For founders and investors, Davos 2026 may well mark a turning point: the moment when Europe openly acknowledged that its innovation gap is not primarily a funding problem, but a structural one.


The real bottleneck: fragmentation, not talent

Europe does not lack entrepreneurs, engineers, or capital. What it lacks is operational unity.

For a European startup, the so-called Single Market still feels fragmented:

  • 27 different company law regimes

  • 27 tax systems

  • divergent rules on equity, employee stock options, labor law and insolvency

  • significant legal and compliance costs when scaling cross-border


In practice, European startups compete with US companies that operate under one legal system, one corporate playbook, and one scalable structure. The competitive disadvantage is structural — and increasingly unsustainable.

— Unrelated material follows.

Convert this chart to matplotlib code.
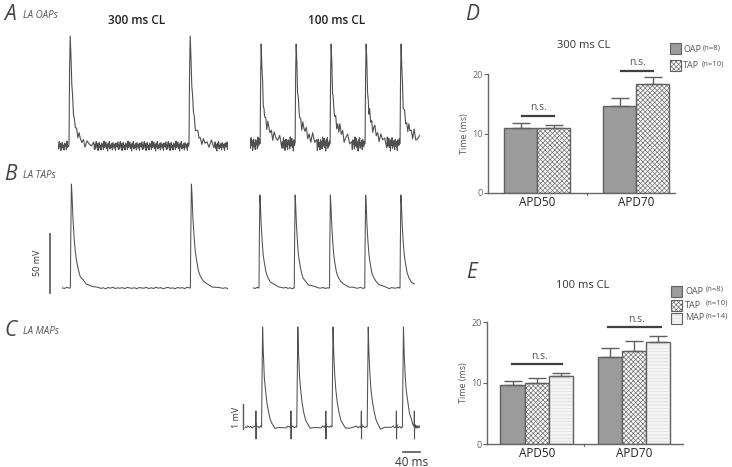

Von der Leyen’s Davos message implicitly acknowledged this reality: Europe cannot close the innovation gap without removing internal barriers that slow down company creation and scaling.


EU Inc and the 28th regime: from political idea to economic infrastructure

This is where EU Inc and the 28th regime enter the picture.

The 28th regime — long discussed but never fully implemented — is now positioned as a cornerstone of Europe’s competitiveness agenda. The idea is simple but powerful: an optional, supranational legal framework that innovative companies can choose instead of navigating 27 national systems.

Under such a regime, a startup could operate “from birth to exit” under a single set of rules, covering:

  • incorporation and governance

  • operations across borders

  • equity structures and employee stock options

  • dispute resolution

  • exit mechanics

EU Inc represents the practical embodiment of this logic: a standardized European company form, designed specifically for startups and scale-ups, not legacy corporates.

For the ecosystem, this would be a structural upgrade:

  • faster incorporation

  • simpler cross-border scaling

  • cleaner investment rounds

  • lower legal friction for VC funding

  • more predictable ESOP frameworks

In short: less lawyering, more building.


Why now?

Von der Leyen explicitly linked competitiveness to innovation and scale at Davos. This timing is not accidental.

Europe is facing three converging pressures:

  1. Capital flight — the most successful startups still relocate to the US or UK to scale

  2. Strategic dependency — especially in AI, deep tech and critical infrastructure

  3. Execution speed — where regulatory complexity is now a competitive handicap

The message from Davos was clear: startups are no longer a “nice-to-have” policy topic. They are critical infrastructure for Europe’s economic sovereignty.


That is why the European Commission has committed to:

  • including the 28th regime in its competitiveness roadmap

  • anchoring it in the Startup & Scaleup Strategy

  • targeting legislative proposals in 2026

The scope may initially be limited to young, innovative companies — but the signal is unambiguous.


What this means for founders and investors

Nothing changes overnight. But the direction of travel is clear.

If implemented correctly, EU Inc and the 28th regime could:

  • reduce structural risk for early-stage investors

  • simplify cross-border VC investing

  • make European cap tables more predictable

  • improve retention of high-growth companies in Europe

  • allow founders to focus on customers instead of compliance


For founders, this is about speed and focus.

For investors, it is about risk reduction and scalability.


And that could finally change the game.